Some cats take longer and some take a shorter time to establish their place in the house.
There may be fights. There may be hissing. This could go on for weeks or even months.
This is all, however, a normal part of the process.
All cats can adjust to at least tolerate each other and some cats may, over time, become close friends.
The benefits of having mutiple cats for you and your cat outweight the initial hardship.
Keeping Cats Indoors
If you do bring a new companion cat into the household, it is very important that you keep the cat indoors to minimize the risk of the new cat running off.
Indoor cats in general live longer, healthier lives than cats that go in and out or that live outside.
If you do decide to let your cats be indoor/outdoor cats, insure that the cats are past the fighting stage and have reached a level of acceptance for the other one.
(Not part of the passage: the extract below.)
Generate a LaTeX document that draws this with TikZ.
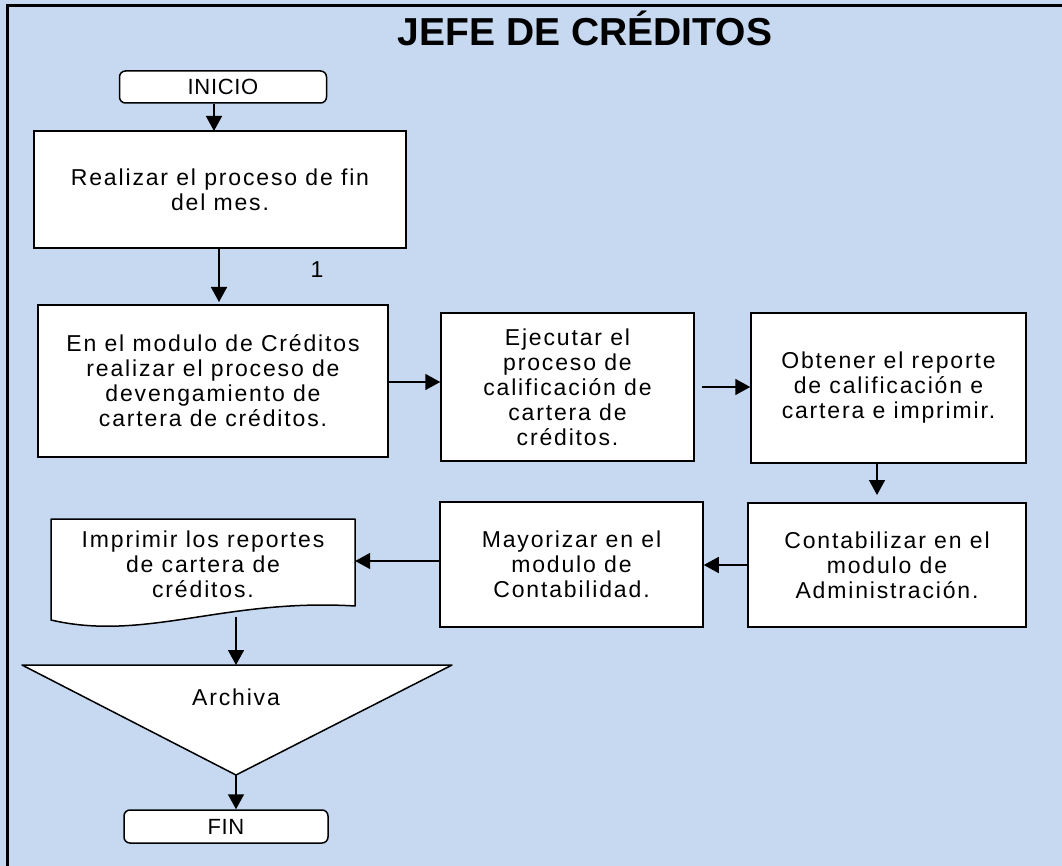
\documentclass[tikz,border=0pt]{standalone}
\usepackage{fontspec}
\setmainfont{Liberation Sans}
\newfontfamily\bodyfont[LetterSpace=8]{Liberation Sans}
\newfontfamily\termfont[LetterSpace=3]{Liberation Sans}
\usetikzlibrary{arrows.meta}
\definecolor{bgblue}{RGB}{198,217,241}
\tikzset{
  box/.style={draw, line width=1.5pt, fill=white, inner sep=0pt, align=center,
    font=\bodyfont\fontsize{23}{25}\selectfont},
  term/.style={box, rounded corners=6pt, font=\termfont\fontsize{22}{23}\selectfont},
  txt/.style={inner sep=0pt, align=center, font=\bodyfont\fontsize{23}{25}\selectfont},
  shapeline/.style={line width=1.5pt, fill=white, line join=round},
  arr/.style={line width=1.6pt, -{Triangle[length=15pt,width=16pt]}}
}
\begin{document}
\begin{tikzpicture}[x=1pt,y=-1pt]
\useasboundingbox (0,0) rectangle (1062,866);
\fill[bgblue] (0,0) rectangle (1062,866);
\draw[line width=3pt] (7.5,866) -- (7.5,6) -- (1062,6);

\node[font=\bfseries\fontsize{39}{42}\selectfont] (title) at (585,28) {JEFE DE CRÉDITOS};

\node[term, minimum width=207, minimum height=32] (inicio) at (223,87) {INICIO};
\node[box, minimum width=372, minimum height=117] (b1) at (220,189.5) {Realizar el proceso de fin\\del mes.};
\node[box, minimum width=350, minimum height=152] (b2) at (213,381) {En el modulo de Créditos\\realizar el proceso de\\devengamiento de\\cartera de créditos.};
\node[box, minimum width=253, minimum height=148] (b3) at (567.5,387) {Ejecutar el\\proceso de\\calificación de\\cartera de\\créditos.};
\node[box, minimum width=275, minimum height=150] (b4) at (888.5,388) {Obtener el reporte\\de calificación e\\cartera e imprimir.};
\node[box, minimum width=278, minimum height=124] (b5) at (887,565) {Contabilizar en el\\modulo de\\Administración.};
\node[box, minimum width=263, minimum height=125] (b6) at (571.5,564.5) {Mayorizar en el\\modulo de\\Contabilidad.};

% document shape
\draw[shapeline] (51,519) -- (355,519) -- (355,606) .. controls (225,598) and (145,642) .. (51,620) -- cycle;
\node[txt, minimum width=304, minimum height=87] (doc) at (203,564) {Imprimir los reportes\\de cartera de\\créditos.};

% triangle (archive)
\coordinate (tl) at (22,665);
\coordinate (tr) at (452,665);
\coordinate (tap) at (236,775);
\draw[shapeline] (tl) -- (tr) -- (tap) -- cycle;
\node[txt] (arch) at (236,697) {Archiva};

\node[term, minimum width=204, minimum height=33] (fin) at (226,826.5) {FIN};

\node[txt] (one) at (317,270) {1};

% connectors
\coordinate (a1) at (214,131);
\draw[arr] (inicio.south -| a1) -- (a1);
\coordinate (a2) at (219,302);
\draw[arr] (b1.south -| a2) -- (a2);
\coordinate (a3) at (388,382);
\draw[arr] (a3) -- (b3.west |- a3);
\coordinate (a4) at (702,387);
\draw[arr] (a4) -- (b4.west |- a4);
\coordinate (a5) at (877,495);
\draw[arr] (b4.south -| a5) -- (a5);
\draw[arr] (b5.west) -- (b6.east |- b5.west);
\coordinate (a6) at (440,561);
\draw[arr] (a6) -- (doc.east |- a6);
\coordinate (docb) at (236,617);
\coordinate (ttop) at (236,665);
\draw[arr] (docb) -- (ttop);
\draw[arr] (tap) -- (tap |- fin.north);
\end{tikzpicture}
\end{document}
If they are still in a state of transition you risk one or both being scared away from your home and afraid to come back.
New cats can be introduced into a household that has an existing cat or cats; it can be done. It just takes patience from the owner and careful introduction.
Just because your cat hisses or wants to fight at first does not mean he or she can never adjust to a companion.
Cats are a lot like humans and benefit from the company and socialization of others that are like them.
Having a multi cat household relieves the owner of the guilt he or she may feel when away from home and insures that the cat has a companion to keep them from being bored.
The whole family will benefit from the new edition!